What is being asked: Write out again, unaltered, the lines from the start through the line containing "(core) at (500,398)".

==== Provided records ====

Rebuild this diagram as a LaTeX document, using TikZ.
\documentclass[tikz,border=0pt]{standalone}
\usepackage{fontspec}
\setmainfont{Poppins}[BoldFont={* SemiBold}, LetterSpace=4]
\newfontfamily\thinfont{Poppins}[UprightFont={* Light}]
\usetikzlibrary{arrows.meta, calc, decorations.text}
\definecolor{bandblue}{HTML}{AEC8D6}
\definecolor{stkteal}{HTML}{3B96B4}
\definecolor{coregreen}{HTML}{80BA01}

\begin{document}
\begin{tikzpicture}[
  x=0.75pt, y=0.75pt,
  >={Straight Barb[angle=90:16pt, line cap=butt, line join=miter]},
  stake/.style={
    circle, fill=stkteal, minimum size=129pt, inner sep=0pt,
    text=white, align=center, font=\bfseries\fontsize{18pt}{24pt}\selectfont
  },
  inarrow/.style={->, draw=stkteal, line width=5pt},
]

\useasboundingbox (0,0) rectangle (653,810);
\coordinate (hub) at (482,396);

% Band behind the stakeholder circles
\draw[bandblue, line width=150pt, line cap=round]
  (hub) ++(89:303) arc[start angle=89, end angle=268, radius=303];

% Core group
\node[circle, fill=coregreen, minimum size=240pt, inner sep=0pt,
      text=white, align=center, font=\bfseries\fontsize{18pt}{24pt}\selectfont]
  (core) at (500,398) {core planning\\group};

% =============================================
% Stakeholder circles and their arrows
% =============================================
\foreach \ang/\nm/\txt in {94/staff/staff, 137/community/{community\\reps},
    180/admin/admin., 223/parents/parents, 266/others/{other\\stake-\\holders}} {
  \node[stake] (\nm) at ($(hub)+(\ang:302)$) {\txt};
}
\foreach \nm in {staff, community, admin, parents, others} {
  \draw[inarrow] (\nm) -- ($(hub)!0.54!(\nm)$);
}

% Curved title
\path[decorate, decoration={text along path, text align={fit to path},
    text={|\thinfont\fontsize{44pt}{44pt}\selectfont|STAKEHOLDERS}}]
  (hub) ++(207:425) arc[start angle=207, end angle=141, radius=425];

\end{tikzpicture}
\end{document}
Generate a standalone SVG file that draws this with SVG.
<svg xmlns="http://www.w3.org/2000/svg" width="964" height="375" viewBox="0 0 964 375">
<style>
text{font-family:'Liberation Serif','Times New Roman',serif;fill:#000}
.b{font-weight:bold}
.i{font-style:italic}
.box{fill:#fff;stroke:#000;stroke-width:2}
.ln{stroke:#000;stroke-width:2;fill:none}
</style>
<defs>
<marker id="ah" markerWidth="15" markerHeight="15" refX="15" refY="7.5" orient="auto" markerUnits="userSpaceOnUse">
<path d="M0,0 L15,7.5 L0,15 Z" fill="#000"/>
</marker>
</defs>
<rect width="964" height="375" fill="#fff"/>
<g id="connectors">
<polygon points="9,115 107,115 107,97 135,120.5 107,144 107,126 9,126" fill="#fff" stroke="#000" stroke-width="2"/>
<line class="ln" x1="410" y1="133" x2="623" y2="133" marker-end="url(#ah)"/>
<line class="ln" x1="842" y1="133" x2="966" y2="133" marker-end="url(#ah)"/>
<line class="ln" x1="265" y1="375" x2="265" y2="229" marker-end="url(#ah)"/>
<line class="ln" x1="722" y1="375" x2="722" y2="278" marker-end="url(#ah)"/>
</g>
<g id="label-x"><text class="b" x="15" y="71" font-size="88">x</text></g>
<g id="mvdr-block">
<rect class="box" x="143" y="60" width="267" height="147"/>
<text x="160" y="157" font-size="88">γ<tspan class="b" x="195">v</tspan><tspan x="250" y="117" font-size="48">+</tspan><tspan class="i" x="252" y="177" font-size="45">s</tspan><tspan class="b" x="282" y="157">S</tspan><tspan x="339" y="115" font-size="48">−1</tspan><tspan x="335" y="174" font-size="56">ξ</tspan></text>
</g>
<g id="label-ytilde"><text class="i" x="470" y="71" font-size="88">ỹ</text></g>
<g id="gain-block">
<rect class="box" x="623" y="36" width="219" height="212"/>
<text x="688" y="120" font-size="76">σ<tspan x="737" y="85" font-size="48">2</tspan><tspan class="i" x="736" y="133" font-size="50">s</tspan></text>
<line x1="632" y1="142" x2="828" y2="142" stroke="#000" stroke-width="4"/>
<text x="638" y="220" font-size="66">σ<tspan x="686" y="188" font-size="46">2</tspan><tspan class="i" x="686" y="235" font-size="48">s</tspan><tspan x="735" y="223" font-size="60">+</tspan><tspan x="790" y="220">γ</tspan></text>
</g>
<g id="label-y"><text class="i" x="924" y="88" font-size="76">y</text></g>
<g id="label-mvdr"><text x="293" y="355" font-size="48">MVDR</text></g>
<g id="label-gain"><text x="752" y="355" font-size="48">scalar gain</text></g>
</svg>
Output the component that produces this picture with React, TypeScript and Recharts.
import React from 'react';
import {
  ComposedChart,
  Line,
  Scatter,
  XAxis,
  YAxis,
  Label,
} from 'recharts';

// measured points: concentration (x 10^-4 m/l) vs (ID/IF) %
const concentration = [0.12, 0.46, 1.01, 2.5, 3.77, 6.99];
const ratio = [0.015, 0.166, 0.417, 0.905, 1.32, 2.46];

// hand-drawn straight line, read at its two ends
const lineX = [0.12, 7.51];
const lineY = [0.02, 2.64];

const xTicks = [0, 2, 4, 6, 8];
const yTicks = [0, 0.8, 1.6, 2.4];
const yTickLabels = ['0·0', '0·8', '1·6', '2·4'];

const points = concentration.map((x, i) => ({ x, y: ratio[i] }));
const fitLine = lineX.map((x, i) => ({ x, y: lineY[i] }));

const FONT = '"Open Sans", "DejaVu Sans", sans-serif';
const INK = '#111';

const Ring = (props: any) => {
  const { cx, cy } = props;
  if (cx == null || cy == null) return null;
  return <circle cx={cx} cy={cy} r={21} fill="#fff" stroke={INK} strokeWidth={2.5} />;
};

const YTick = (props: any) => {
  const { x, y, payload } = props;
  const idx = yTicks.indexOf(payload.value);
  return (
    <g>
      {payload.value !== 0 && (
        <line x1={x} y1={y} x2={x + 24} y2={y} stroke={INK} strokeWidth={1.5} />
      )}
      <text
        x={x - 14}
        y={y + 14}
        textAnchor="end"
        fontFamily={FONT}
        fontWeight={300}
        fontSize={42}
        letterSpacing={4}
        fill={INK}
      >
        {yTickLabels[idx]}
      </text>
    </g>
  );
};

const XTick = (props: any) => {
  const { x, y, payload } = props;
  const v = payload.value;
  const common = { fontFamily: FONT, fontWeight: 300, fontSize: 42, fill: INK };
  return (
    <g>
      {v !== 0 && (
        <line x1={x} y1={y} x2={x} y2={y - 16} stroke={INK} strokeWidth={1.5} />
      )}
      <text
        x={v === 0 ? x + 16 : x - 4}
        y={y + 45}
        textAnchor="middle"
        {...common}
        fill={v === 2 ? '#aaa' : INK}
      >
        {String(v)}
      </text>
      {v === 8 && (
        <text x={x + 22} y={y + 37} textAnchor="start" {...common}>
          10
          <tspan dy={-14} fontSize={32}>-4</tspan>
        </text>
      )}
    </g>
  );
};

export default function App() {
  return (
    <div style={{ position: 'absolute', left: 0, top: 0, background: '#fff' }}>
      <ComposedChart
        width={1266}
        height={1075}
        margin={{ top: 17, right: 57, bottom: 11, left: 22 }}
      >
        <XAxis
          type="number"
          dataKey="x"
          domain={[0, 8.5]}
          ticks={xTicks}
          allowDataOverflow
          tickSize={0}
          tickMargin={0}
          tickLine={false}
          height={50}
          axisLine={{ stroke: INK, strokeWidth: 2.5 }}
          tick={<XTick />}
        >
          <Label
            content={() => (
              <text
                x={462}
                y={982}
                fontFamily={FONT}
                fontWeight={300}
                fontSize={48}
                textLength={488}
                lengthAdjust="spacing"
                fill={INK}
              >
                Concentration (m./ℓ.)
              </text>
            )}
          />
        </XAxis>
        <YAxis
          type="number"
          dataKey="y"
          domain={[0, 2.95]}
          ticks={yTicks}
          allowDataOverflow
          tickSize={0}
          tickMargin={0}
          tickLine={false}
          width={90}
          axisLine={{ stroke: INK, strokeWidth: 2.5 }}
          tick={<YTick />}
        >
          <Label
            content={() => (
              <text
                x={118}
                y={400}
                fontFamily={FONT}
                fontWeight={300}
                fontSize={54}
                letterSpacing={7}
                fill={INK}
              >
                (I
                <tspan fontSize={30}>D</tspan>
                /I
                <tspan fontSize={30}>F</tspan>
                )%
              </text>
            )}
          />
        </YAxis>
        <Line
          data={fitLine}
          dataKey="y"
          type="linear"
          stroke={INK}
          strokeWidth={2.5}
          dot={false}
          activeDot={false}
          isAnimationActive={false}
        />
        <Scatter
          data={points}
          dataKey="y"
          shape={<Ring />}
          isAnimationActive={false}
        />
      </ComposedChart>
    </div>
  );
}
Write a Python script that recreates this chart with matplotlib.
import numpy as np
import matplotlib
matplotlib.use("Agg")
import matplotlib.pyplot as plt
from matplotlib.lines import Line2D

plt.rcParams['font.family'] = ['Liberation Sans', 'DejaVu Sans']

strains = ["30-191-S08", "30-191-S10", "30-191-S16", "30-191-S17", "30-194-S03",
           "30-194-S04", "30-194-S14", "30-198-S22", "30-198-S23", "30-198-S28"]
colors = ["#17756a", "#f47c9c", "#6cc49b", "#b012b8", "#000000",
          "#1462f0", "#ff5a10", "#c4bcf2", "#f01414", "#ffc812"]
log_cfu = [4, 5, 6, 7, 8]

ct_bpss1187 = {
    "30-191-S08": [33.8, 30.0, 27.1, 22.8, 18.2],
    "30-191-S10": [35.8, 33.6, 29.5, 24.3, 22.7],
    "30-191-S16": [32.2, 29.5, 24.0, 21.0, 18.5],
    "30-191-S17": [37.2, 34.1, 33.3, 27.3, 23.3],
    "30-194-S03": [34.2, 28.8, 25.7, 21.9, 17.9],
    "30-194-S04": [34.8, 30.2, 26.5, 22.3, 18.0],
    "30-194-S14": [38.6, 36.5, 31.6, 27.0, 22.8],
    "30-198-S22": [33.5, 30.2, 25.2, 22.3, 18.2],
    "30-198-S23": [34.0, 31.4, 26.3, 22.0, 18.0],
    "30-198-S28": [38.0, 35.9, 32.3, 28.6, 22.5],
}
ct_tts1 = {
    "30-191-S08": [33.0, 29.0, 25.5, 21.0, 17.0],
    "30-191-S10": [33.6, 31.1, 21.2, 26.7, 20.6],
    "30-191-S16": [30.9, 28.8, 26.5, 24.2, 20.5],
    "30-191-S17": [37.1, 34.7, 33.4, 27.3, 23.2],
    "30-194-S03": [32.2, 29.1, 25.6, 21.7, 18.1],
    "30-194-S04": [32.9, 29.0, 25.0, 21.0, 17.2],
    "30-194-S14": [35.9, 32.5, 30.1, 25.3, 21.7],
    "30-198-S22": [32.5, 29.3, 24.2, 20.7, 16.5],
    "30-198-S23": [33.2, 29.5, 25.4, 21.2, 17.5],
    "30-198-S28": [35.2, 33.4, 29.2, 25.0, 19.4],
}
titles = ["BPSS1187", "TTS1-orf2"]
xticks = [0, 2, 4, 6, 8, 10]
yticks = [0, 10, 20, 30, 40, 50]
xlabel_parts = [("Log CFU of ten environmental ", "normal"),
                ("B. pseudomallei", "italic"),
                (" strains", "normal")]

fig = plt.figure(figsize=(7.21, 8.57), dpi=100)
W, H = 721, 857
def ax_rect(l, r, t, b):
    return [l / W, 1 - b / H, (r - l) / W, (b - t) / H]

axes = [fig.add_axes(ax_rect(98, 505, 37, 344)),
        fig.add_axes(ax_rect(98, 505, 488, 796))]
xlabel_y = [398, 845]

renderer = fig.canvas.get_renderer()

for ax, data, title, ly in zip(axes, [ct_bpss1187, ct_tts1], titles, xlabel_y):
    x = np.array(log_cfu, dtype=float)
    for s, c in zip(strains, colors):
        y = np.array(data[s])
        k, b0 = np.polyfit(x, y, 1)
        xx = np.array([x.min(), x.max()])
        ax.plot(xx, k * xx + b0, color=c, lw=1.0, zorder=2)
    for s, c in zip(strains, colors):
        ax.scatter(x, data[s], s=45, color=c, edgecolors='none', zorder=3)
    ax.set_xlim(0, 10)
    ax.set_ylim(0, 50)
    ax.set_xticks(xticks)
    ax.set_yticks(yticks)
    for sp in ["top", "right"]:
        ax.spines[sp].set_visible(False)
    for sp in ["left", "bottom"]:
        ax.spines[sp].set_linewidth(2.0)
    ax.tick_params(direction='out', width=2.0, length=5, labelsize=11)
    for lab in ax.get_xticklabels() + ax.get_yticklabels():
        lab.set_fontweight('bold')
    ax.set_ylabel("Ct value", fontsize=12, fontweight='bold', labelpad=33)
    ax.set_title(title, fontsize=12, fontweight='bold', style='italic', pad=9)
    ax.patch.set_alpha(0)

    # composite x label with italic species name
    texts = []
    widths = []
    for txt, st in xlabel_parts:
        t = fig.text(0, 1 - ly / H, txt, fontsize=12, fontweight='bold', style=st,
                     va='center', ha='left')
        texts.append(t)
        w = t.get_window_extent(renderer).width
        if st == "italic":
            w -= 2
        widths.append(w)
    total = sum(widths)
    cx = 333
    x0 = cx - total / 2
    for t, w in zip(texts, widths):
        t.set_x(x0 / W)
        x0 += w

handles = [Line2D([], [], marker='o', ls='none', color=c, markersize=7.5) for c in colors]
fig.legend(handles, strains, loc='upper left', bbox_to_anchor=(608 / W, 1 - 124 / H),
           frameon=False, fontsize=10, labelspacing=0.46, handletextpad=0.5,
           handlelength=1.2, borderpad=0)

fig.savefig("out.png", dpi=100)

====

Output for this task:
Rebuild this diagram as a LaTeX document, using TikZ.
\documentclass[tikz,border=0pt]{standalone}
\usepackage{fontspec}
\setmainfont{Poppins}[BoldFont={* SemiBold}, LetterSpace=4]
\newfontfamily\thinfont{Poppins}[UprightFont={* Light}]
\usetikzlibrary{arrows.meta, calc, decorations.text}
\definecolor{bandblue}{HTML}{AEC8D6}
\definecolor{stkteal}{HTML}{3B96B4}
\definecolor{coregreen}{HTML}{80BA01}

\begin{document}
\begin{tikzpicture}[
  x=0.75pt, y=0.75pt,
  >={Straight Barb[angle=90:16pt, line cap=butt, line join=miter]},
  stake/.style={
    circle, fill=stkteal, minimum size=129pt, inner sep=0pt,
    text=white, align=center, font=\bfseries\fontsize{18pt}{24pt}\selectfont
  },
  inarrow/.style={->, draw=stkteal, line width=5pt},
]

\useasboundingbox (0,0) rectangle (653,810);
\coordinate (hub) at (482,396);

% Band behind the stakeholder circles
\draw[bandblue, line width=150pt, line cap=round]
  (hub) ++(89:303) arc[start angle=89, end angle=268, radius=303];

% Core group
\node[circle, fill=coregreen, minimum size=240pt, inner sep=0pt,
      text=white, align=center, font=\bfseries\fontsize{18pt}{24pt}\selectfont]
  (core) at (500,398) {core planning\\group};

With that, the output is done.